Symphony No. 5
По окончании второй пары Антон и Павел Алексеевич разошлись по своим делам кто куда: первый отправился на поиски аудитории, в которой ему предстояло заниматься сольфеджио через пятнадцать минут, а второй — в курилку.
Похоже, у Добровольского в консерватории маршрут был всего один — от неё до кабинета и обратно. И курил он, наверное, куда чаще, чем играл на фортепиано. Хотя кто знает.
Все аудитории в этом учебном заведении были донельзя маленькими. Да и сама консерватория была какой-то миниатюрной, с низкими потолками, узкими дверными проёмами и тремя короткими рядами парт в помещениях для коллективных занятий. Особенно Антона не радовали первые — его рост и так всегда был для него помехой, а тут он и вовсе, проходя в дверь, задевал макушкой верхний косяк.
И пускай консерватория не была какой-то невероятно известной, а заслуженные музыканты не преподавали в ней игру на профильных инструментах, зато она была какой-то, что ли, домашней. Шастуну даже в какой-то момент показалось, что он находился в своей воронежской школе, а не в московском институте: ну никак у него столица не вязалась с уютом. Она не нравилась Антону, она была чужой, но выбора не было, и приходилось, как говорилось, есть, что дают.
Юноша, проходя по коридору, посмотрел в окно.
На улице стеной лил слишком холодный для начала сентября дождь, а ветер дул так сильно, что складывалось впечатление, будто следующий порыв того гляди вырвет деревья из земли с корнем, и те начнут летать по улицам, как воробьи. Павел Алексеевич нахмурился и, шагнув из-под навеса, снял пиджак и накинул его себе на голову, чтобы относительно сухим добежать до курилки. Сжимая в руках почти полную пачку сигарет, он прошмыгнул на своё излюбленное место и, прислонившись к стене, выпрямился, прячась от косого ливня под узеньким свесом крыши. Пианист дрожащими от холода пальцами поднял крышку упаковки с надписью «курение убивает» и пугающей фотографией жёлтых человеческих зубов, убедился в том, что сигареты не намокли, и облегчённо выдохнул. Похоже, по-настоящему преподаватель любил только их. И музыку, разумеется.
— Как только погода успела испортиться так всего за час, — вытаскивая сигарету, возмутился Добровольский. — Ну и холодрыга…
На самом дне пачки лежала небольшая горсть гладких белых таблеток овальной формы.
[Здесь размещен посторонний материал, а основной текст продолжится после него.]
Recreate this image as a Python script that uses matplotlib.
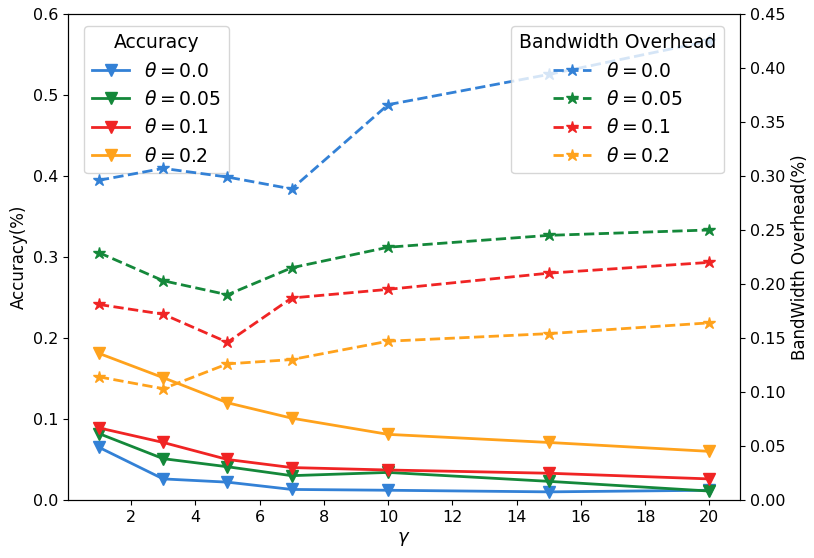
import numpy as np
import matplotlib
matplotlib.use('Agg')
import matplotlib.pyplot as plt

# 데이터
gamma = [1, 3, 5, 7, 10, 15, 20]
thetas = ['0.0', '0.05', '0.1', '0.2']

acc_00 = [0.065, 0.026, 0.022, 0.013, 0.012, 0.010, 0.012]
acc_05 = [0.082, 0.051, 0.041, 0.030, 0.034, 0.023, 0.011]
acc_10 = [0.089, 0.071, 0.050, 0.040, 0.037, 0.033, 0.026]
acc_20 = [0.181, 0.151, 0.120, 0.101, 0.081, 0.071, 0.060]

bw_00 = [0.296, 0.307, 0.299, 0.288, 0.366, 0.394, 0.425]
bw_05 = [0.229, 0.203, 0.190, 0.215, 0.234, 0.245, 0.250]
bw_10 = [0.181, 0.172, 0.146, 0.187, 0.195, 0.210, 0.220]
bw_20 = [0.114, 0.103, 0.126, 0.130, 0.147, 0.154, 0.164]

colors = ['#3381d6', '#14883a', '#f02424', '#ffa21c']

fig = plt.figure(figsize=(8.14, 5.58), dpi=100)
ax1 = fig.add_axes([0.084, 0.104, 0.825, 0.871])
ax2 = ax1.twinx()

# 정확도 (실선)
for acc, th, c in zip([acc_00, acc_05, acc_10, acc_20], thetas, colors):
    ax1.plot(gamma, acc, '-v', color=c, markersize=8, linewidth=2,
             label=r'$\theta=%s$' % th)

# 대역폭 (점선)
for bw, th, c in zip([bw_00, bw_05, bw_10, bw_20], thetas, colors):
    ax2.plot(gamma, bw, '--*', color=c, markersize=9, linewidth=2,
             label=r'$\theta=%s$' % th)

ax1.set_ylim(0, 0.6)
ax2.set_ylim(0, 0.45)
ax1.set_xticks([2, 4, 6, 8, 10, 12, 14, 16, 18, 20])
ax2.set_yticks(np.arange(0, 0.46, 0.05))
ax2.set_yticklabels(['%.2f' % v for v in np.arange(0, 0.46, 0.05)])

ax1.set_xlabel(r'$\gamma$', fontsize=13)
ax1.set_ylabel('Accuracy(%)', fontsize=12)
ax2.set_ylabel('BandWidth Overhead(%)', fontsize=12)
ax1.tick_params(labelsize=11.5)
ax2.tick_params(labelsize=11.5)

leg1 = ax1.legend(loc='upper left', title='Accuracy', fontsize=13.5,
                  title_fontsize=13.5, bbox_to_anchor=(0.01, 0.995))
leg2 = ax2.legend(loc='upper right', title='Bandwidth Overhead', fontsize=13.5,
                  title_fontsize=13.5, bbox_to_anchor=(0.99, 0.995))

fig.savefig('out.png')
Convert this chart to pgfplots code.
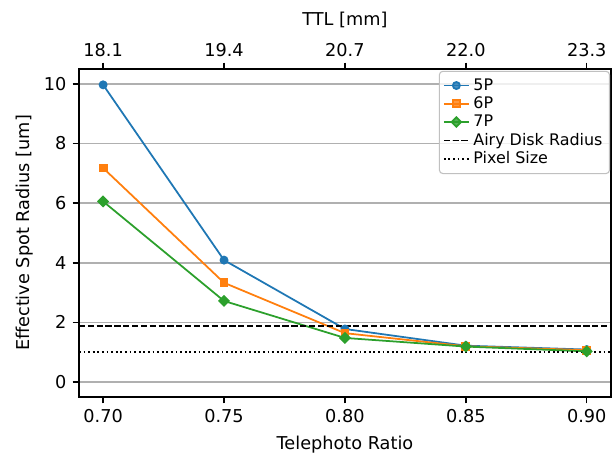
\documentclass[border=0pt]{standalone}
\usepackage{fontspec}
\setmainfont{DejaVu Sans}
\usepackage{pgfplots}
\pgfplotsset{compat=1.18}
\definecolor{tabblue}{HTML}{1F77B4}
\definecolor{taborange}{HTML}{FF7F0E}
\definecolor{tabgreen}{HTML}{2CA02C}
\definecolor{gridgray}{HTML}{B0B0B0}
\begin{document}
\begin{tikzpicture}
\begin{axis}[
  at={(0,0)}, anchor=south west,
  scale only axis, width=300.6pt, height=185.3pt,
  xmin=0.69, xmax=0.91, ymin=-0.5, ymax=10.5,
  xtick={0.70,0.75,0.80,0.85,0.90},
  xticklabels={0.70,0.75,0.80,0.85,0.90},
  ytick={0,2,4,6,8,10},
  ymajorgrids, grid style={gridgray, line width=0.9pt},
  axis line style={line width=0.9pt},
  tick style={black, line width=0.8pt},
  major tick length=3.6pt,
  tick align=outside, xtick pos=bottom, ytick pos=left,
  /pgf/number format/assume math mode=true,
  tick label style={font=\fontsize{10}{12}\selectfont},
  label style={font=\fontsize{10}{12}\selectfont},
  xlabel={Telephoto Ratio}, ylabel={Effective Spot Radius [um]},
  xlabel style={at={(axis description cs:0.5,0)}, anchor=center, yshift=-27.1pt},
  ylabel style={at={(axis description cs:-0.102,0.5)}, anchor=center},
  legend style={at={(1,1)}, anchor=north east, xshift=-0.5pt, yshift=-1pt,
    draw=gridgray!80, rounded corners=2pt, line width=0.6pt,
    font=\fontsize{9}{10.5}\selectfont, inner sep=2pt,
    row sep=-1.8pt, fill=white, fill opacity=0.8, text opacity=1},
  legend cell align=left,
  legend image code/.code={
    \draw[mark repeat=2,mark phase=2,#1] plot coordinates {(0cm,0cm) (0.25cm,0cm) (0.5cm,0cm)};},
]
\addplot[tabblue, line width=1pt, mark=*, mark size=2pt] coordinates {
  (0.70,9.97) (0.75,4.09) (0.80,1.78) (0.85,1.22) (0.90,1.09)};
\addlegendentry{5P}
\addplot[taborange, line width=1pt, mark=square*, mark size=2pt] coordinates {
  (0.70,7.18) (0.75,3.33) (0.80,1.64) (0.85,1.20) (0.90,1.07)};
\addlegendentry{6P}
\addplot[tabgreen, line width=1pt, mark=square*, mark size=1.9pt, mark options={rotate=45}] coordinates {
  (0.70,6.06) (0.75,2.72) (0.80,1.48) (0.85,1.19) (0.90,1.03)};
\addlegendentry{7P}
\addplot[black, line width=1pt, dash pattern=on 3.5pt off 1.5pt] coordinates {(0.69,1.88) (0.91,1.88)};
\addlegendentry{Airy Disk Radius}
\addplot[black, line width=1pt, dash pattern=on 1pt off 1.6pt] coordinates {(0.69,1.0) (0.91,1.0)};
\addlegendentry{Pixel Size}
\end{axis}
\begin{axis}[
  at={(0,0)}, anchor=south west,
  scale only axis, width=300.6pt, height=185.3pt,
  xmin=0.69, xmax=0.91, ymin=-0.5, ymax=10.5,
  axis x line*=top, axis y line=none,
  xtick={0.70,0.75,0.80,0.85,0.90},
  xticklabels={18.1,19.4,20.7,22.0,23.3},
  axis line style={line width=0.9pt},
  tick style={black, line width=0.8pt},
  major tick length=3.6pt, tick align=outside,
  /pgf/number format/assume math mode=true,
  tick label style={font=\fontsize{10}{12}\selectfont},
  label style={font=\fontsize{10}{12}\selectfont},
  xlabel={TTL [mm]},
  xlabel style={at={(axis description cs:0.5,1)}, anchor=center, yshift=27.7pt},
]
\end{axis}
\pgfresetboundingbox
\path[use as bounding box] (-44.6pt,-35.0pt) rectangle (301.2pt,224.3pt);
\end{tikzpicture}
\end{document}
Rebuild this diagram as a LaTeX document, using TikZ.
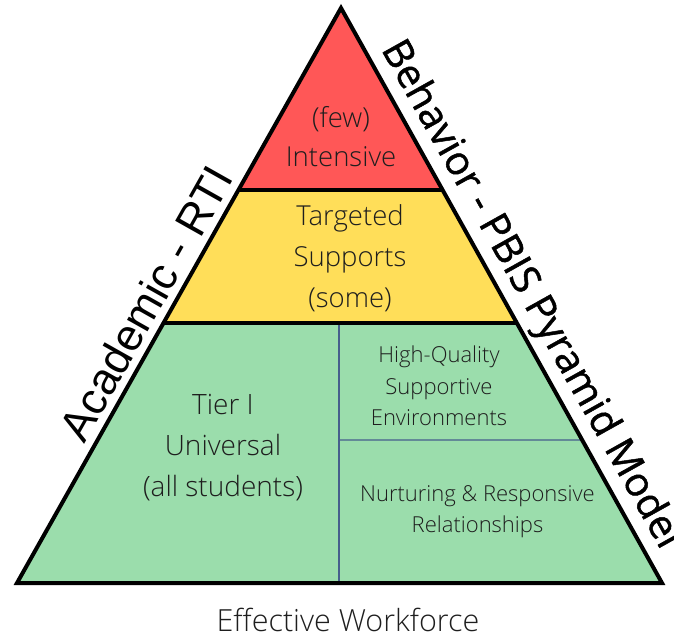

Павел закинул одну из них в рот и, не запивая, проглотил и сразу же закурил. После второй затяжки пальцы обеих рук свело судорогой. Сквозь шум дождя мужчина расслышал начало Пятой симфонии Бетховена, неумело сыгранное явно кем-то из его коллег.
— Понаберут по объявлению, — презрительно прорычал он, выплюнув недокуренную сигарету на асфальт.
Пальцы ныли и стремительно бледнели, да так, что за несколько секунд стали совсем белыми. Добровольскому хотелось с остервенением ударить кулаком по кирпичной стене консерватории, чтобы успокоиться, но пальцы не сжимались. Музыкант с силой укусил себя за мизинец.
Но не было ни больно, ни неприятно. Не было ничего. Никаких ощущений. И их отсутствие в такие моменты бесило пианиста едва ли не до нервной мелкой дрожи.
И так уже который год.
Который год он мучился от неприятных спазмов и потери чувствительности в самые неподходящие моменты. Который год он обещал себе бросить курить, чтобы реже сталкиваться с этими симптомами. Который год он употреблял сосудорасширяющие препараты чаще, чем ел.
Который год… кажется, четвёртый.
Нельзя было сказать, что он заботился о себе. Скорее, просто частично соблюдал предписания врача, запретившего ему курить, попросившего воздержаться от игры на фортепиано и выписавшего определённые лекарства. Павел исправно пил таблетки. Правда, чаще, чем следовало.
Он был изощрённым мазохистом, медленно убивавшим себя излишней дозой прописанных препаратов и крепкими сигаретами. В какие-то моменты Добровольский жалел о том, что его болезнь не была смертельной, и мысль о том, что с этим недугом придётся жить до конца своих дней, приводила его в уныние.
Но каждый раз, будто чуя неладное, во время очередного приступа рядом появлялся Арсений, отчитывал своего друга, как бабушка внука, не надевшего в холодную погоду шапку, и натягивал на онемевшие пальцы перчатки. И Павел каждый раз безразлично хмыкал, утверждая, что ему не следовало помогать, но где-то в глубине своей ещё не совсем прогнившей и почерневшей души был благодарен ему.
На этот раз Попов почему-то рядом не появился.
Однако из-за угла, прикрывая голову нотной тетрадью, выглянул оторопелый от увиденного Антон Шастун.